Come along to the Talbot Rice Gallery (The University of Edinburgh, South Bridge, Edinburgh EH8 9YL) on 30th April 2018 from 12 to 3pm for a leisurely lunch kindly provided by the Talbot Rice Gallery. The event is open to all and a chance to hear the thoughts of James in relation to the art which he helps curate…


Rachel Maclean, 'Spite Your Face', 2017, installation at Talbot Rice Gallery
Rachel Maclean, ‘Spite Your Face’, 2017, installation at Talbot Rice Gallery

Set among the exhibitions of Rachel Maclean and David Claerbout at Talbot Rice Gallery, this informal, free lunch event will give you the opportunity to engage with the provocative work of two leading contemporary artists.

Touching upon ideas about how digital technology is changing our world and the perils of capitalism, assistant curator James Clegg will lead a discussion based around the video artworks on display.

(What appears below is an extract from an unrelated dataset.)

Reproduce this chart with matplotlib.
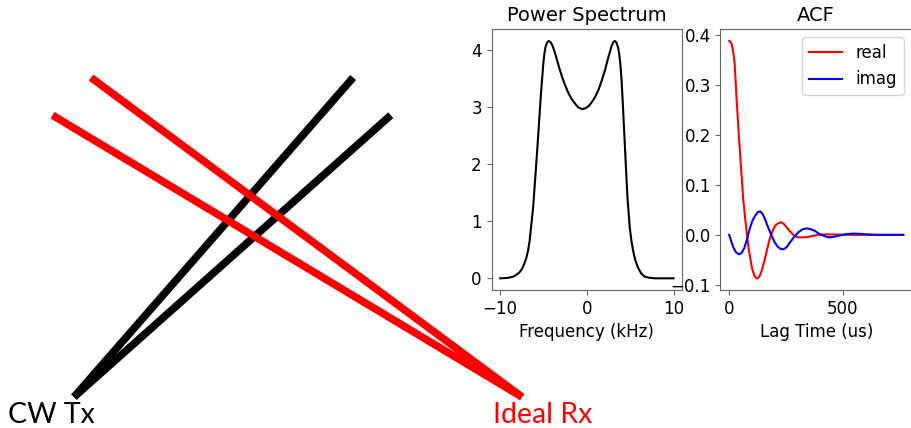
import matplotlib
matplotlib.use("Agg")
import matplotlib.pyplot as plt

# geometry of the sketch (Tx at origin, Rx at x=10)
tx = (0.0, 0.0)
rx = (10.0, 0.0)
tx_targets = [(6.23, 7.13), (7.07, 6.29)]
rx_targets = [(0.38, 7.13), (-0.48, 6.29)]

# power spectrum
freq_khz = [-10.0, -9.5, -9.0, -8.5, -8.2, -7.8, -7.5, -7.24, -7.0, -6.78, -6.6, -6.48,
            -6.2, -5.98, -5.76, -5.53, -5.3, -5.03, -4.9, -4.77, -4.6, -4.4, -4.2, -4.0,
            -3.7, -3.43, -3.15, -2.86, -2.5, -2.1, -1.7, -1.34, -1.0, -0.6, -0.2, 0.2,
            0.57, 0.95, 1.33, 1.7, 2.09, 2.4, 2.66, 2.85, 3.05, 3.23, 3.42, 3.61, 3.75,
            3.88, 4.0, 4.11, 4.3, 4.49, 4.68, 4.95, 5.15, 5.33, 5.6, 5.9, 6.25, 6.66,
            7.2, 7.8, 10.0]
power = [0.0, 0.003, 0.01, 0.03, 0.055, 0.1, 0.16, 0.25, 0.35, 0.49, 0.66, 0.84,
         1.24, 1.71, 2.18, 2.7, 3.23, 3.75, 3.93, 4.05, 4.12, 4.15, 4.13, 4.08,
         3.95, 3.81, 3.66, 3.52, 3.37, 3.23, 3.12, 3.05, 2.99, 2.96, 2.97, 3.01,
         3.08, 3.17, 3.29, 3.45, 3.64, 3.82, 3.96, 4.06, 4.13, 4.15, 4.12, 4.03, 3.9,
         3.72, 3.47, 3.17, 2.59, 2.0, 1.42, 0.89, 0.65, 0.49, 0.31, 0.19, 0.09, 0.03,
         0.01, 0.0, 0.0]

# ACF
lag_real = [0, 6, 12, 18, 24, 28, 32, 41, 51, 61, 73, 85, 100, 107, 114, 120, 126,
            133, 140, 149, 158, 169, 180, 191, 202, 215, 228, 240, 253, 267, 282, 296,
            311, 330, 348, 370, 392, 430, 480, 550, 766]
acf_real = [0.388, 0.386, 0.38, 0.365, 0.343, 0.31, 0.276, 0.209, 0.142, 0.075, 0.021,
            -0.026, -0.066, -0.077, -0.084, -0.087, -0.087, -0.083, -0.076, -0.062,
            -0.046, -0.025, -0.005, 0.008, 0.018, 0.023, 0.025, 0.022, 0.015, 0.007,
            0.0, -0.004, -0.005, -0.005, -0.004, -0.002, 0.0, 0.001, 0.0005, 0.0, 0.0]
lag_imag = [0, 10, 19, 30, 44, 55, 67, 80, 92, 103, 114, 125, 136, 147, 158, 172, 187,
            200, 214, 226, 239, 252, 268, 286, 304, 322, 341, 360, 377, 392, 406, 422,
            439, 460, 480, 510, 544, 575, 600, 650, 766]
acf_imag = [0.0, -0.014, -0.026, -0.035, -0.039, -0.036, -0.026, -0.006, 0.015, 0.029,
            0.038, 0.045, 0.047, 0.042, 0.031, 0.014, -0.002, -0.015, -0.024, -0.028,
            -0.029, -0.025, -0.015, -0.004, 0.005, 0.011, 0.013, 0.011, 0.008, 0.003,
            0.0, -0.003, -0.005, -0.004, -0.002, 0.001, 0.0025, 0.002, 0.001, 0.0, 0.0]

plt.rcParams['font.size'] = 12
plt.rcParams['axes.edgecolor'] = '#666666'
plt.rcParams['xtick.color'] = '#666666'
plt.rcParams['ytick.color'] = '#666666'
plt.rcParams['xtick.labelcolor'] = 'black'
plt.rcParams['ytick.labelcolor'] = 'black'

fig = plt.figure(figsize=(9.12, 4.28), dpi=100)

# sketch of the paths
ax0 = fig.add_axes([0, 0, 1, 1])
ax0.set_xlim(-1.652, 18.705)
ax0.set_ylim(-0.692, 8.862)
ax0.axis('off')
for p in tx_targets:
    ax0.plot([tx[0], p[0]], [tx[1], p[1]], color='black', lw=5.5, solid_capstyle='butt')
for p in rx_targets:
    ax0.plot([rx[0], p[0]], [rx[1], p[1]], color='red', lw=5.5, solid_capstyle='butt')
ax0.text(-1.473, -0.59, "CW Tx", fontsize=20.5, color='black', ha='left', va='baseline',
         family=['Lato', 'DejaVu Sans'])
ax0.text(9.35, -0.59, "Ideal Rx", fontsize=20.5, color='red', ha='left', va='baseline',
         family=['Lato', 'DejaVu Sans'])

# power spectrum
ax1 = fig.add_axes([0.539, 0.322, 0.209, 0.610])
ax1.plot(freq_khz, power, color='black', lw=1.5)
ax1.set_title("Power Spectrum", fontsize=14)
ax1.set_xlabel("Frequency (kHz)")
ax1.set_xticks([-10, 0, 10])
ax1.set_yticks([0, 1, 2, 3, 4])

# ACF
ax2 = fig.add_axes([0.790, 0.322, 0.210, 0.610])
ax2.plot(lag_real, acf_real, color='red', lw=1.5, label='real')
ax2.plot(lag_imag, acf_imag, color='blue', lw=1.5, label='imag')
ax2.set_title("ACF", fontsize=14)
ax2.set_xlabel("Lag Time (us)")
ax2.set_xticks([0, 500])
ax2.legend(loc='upper right')

fig.savefig("out.png", dpi=100)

Welcoming anyone with an interest in art, this free event is part of the Ragged University programme and is hosted by Crisis in Scotland and Talbot Rice Gallery.
James Clegg is Assistant Curator for Talbot Rice Gallery, who among other duties helps to plan exhibitions and events and leads on knowledge exchange activities. This is one of many events James has created in collaboration with The Ragged University.  He wants to make sure as many people as possible feel welcome and comfortable coming to the Gallery to engage with contemporary art and subject matters.
Talbot Rice Gallery is one of Scotland’s leading contemporary art galleries. Part of the University of Edinburgh, it was founded in 1975 and has earned a reputation for pioneering links between artistic practice, research and education. Engagement with societal issues is a hallmark of the Gallery’s work, underpinned by a curatorial commitment to risk-taking and experimentation. An active part of Edinburgh College of Art and the University’s College of Humanities and Social Sciences, the Gallery is ideally placed at the heart of discussions about the social role and function of art in Scottish culture.
 
 

More About The Artists

Rachel Maclean

Born in Edinburgh, Rachel Maclean uses multimedia to explore politics and society through themes of identity.  Creating bright and vivid landscapes filled with strange characters that tweak our imaginations in uneasy ways, the fantasy worlds are used to bring you into fantasy worlds that mimic and reflect our real experience.
Using digital technologies to generate whole universes in which to set her fairytale-eque settings, she carefully constructs every element of the encounters from the vivid and colour replete costumes to the make up which suggests a collision between the Commedia dell’arte of early professional theatre in Italy from the 16th century with hints of the post anime reality of neuromancer.  Bringing together found audio from television and film to create the storied worlds, she infuses this all with a mixture of themes which concern and amuse.
 

Over The Rainbow made in 2013 transports the audience into an emorphious and changing world filled with anathema like monsters, duplicate wrathes and frightening pop divas.  Constructed through green screen filming techniques, what you see is all computer generated as Rachel plays out the parts herself exploring Grimm parodies of the modern fairytale, gamer worlds and horror films.
 

 

David Claerbout

Born in Belgium, David Claerbout’s work merges aspects of still photography with elements of moving image.  Breaking traditional bounds his work repositions the viewer in a frame of a living landscape that disturb the fictions that inform our perception.  Playing with themes of continuity and time, the audience is pushed to encounter reality in ways unfamiliar but obvious to our experience.
His career has developed through painting, photography and graphic mediums investigating how we encounter the animus of the work in our living minds.  How our world is depicted through such mediums such as film shapes the way we work in the world, and Claerbout takes special effort to interrogate how film operates in our culture challenging the representations we carry around of connection, linearity and context.